Saruman Saruman - 22 days ago 6
C++ Question

C++ - Can you assume type* = iterator<type>?

I think it is easier to just show this in code:

#include <iostream>
#include <array>

struct Test
{};

int main()
{
std::array<Test, 1> arr {};
Test* t = arr.begin();
}


arr.begin() returns a iterator but as you can see I can refer to it with Test*. This seems to be possible due to implicit cast, can I expect this to work across other compilers as well according to the standard?

Also is it the operator TYPE that does the implicit cast, ex:

operator T*()
{
return &(*this->CONTAINER)[index];
}

template <typename U>
operator U() = delete;


or something else?

Thanks in advance

Answer

As seen in The C++ standard draft an iterator is implementation-defined:

using iterator = implementation-defined; // see [container.requirements]

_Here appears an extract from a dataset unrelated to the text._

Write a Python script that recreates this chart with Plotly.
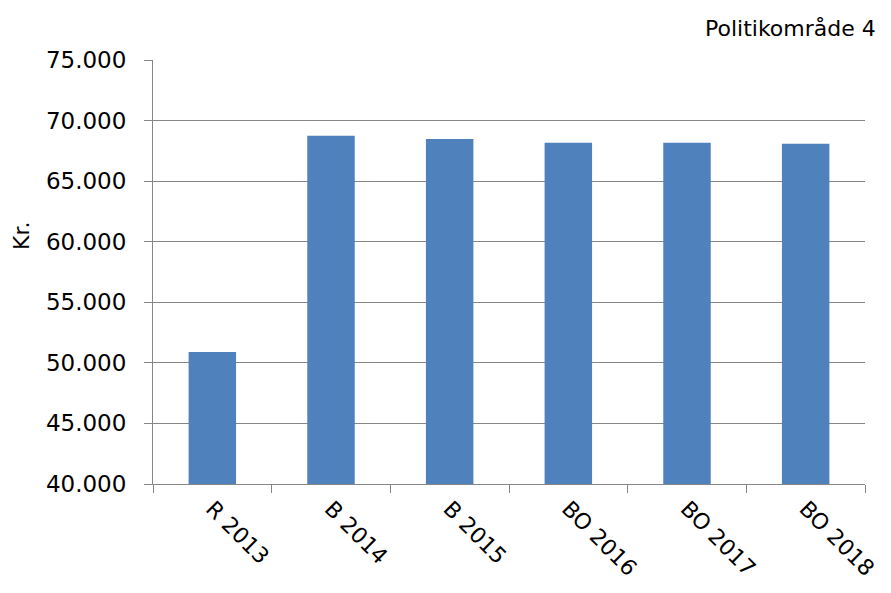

[container.requirements] says that iterator should be at least:

Any iterator category that meets the forward iterator requirements. convertible to X::const_iterator.

Neither requirements of a forward iterator nor the requirements of the InputIterator (ForwardIterator needs to satisfy requirements for InputIterator) nor the requirements of an Iterator (InputIterator needs to satisfy requirements for Iterator) state that they should have this conversion operator and thus this is very compiler specific and not standard.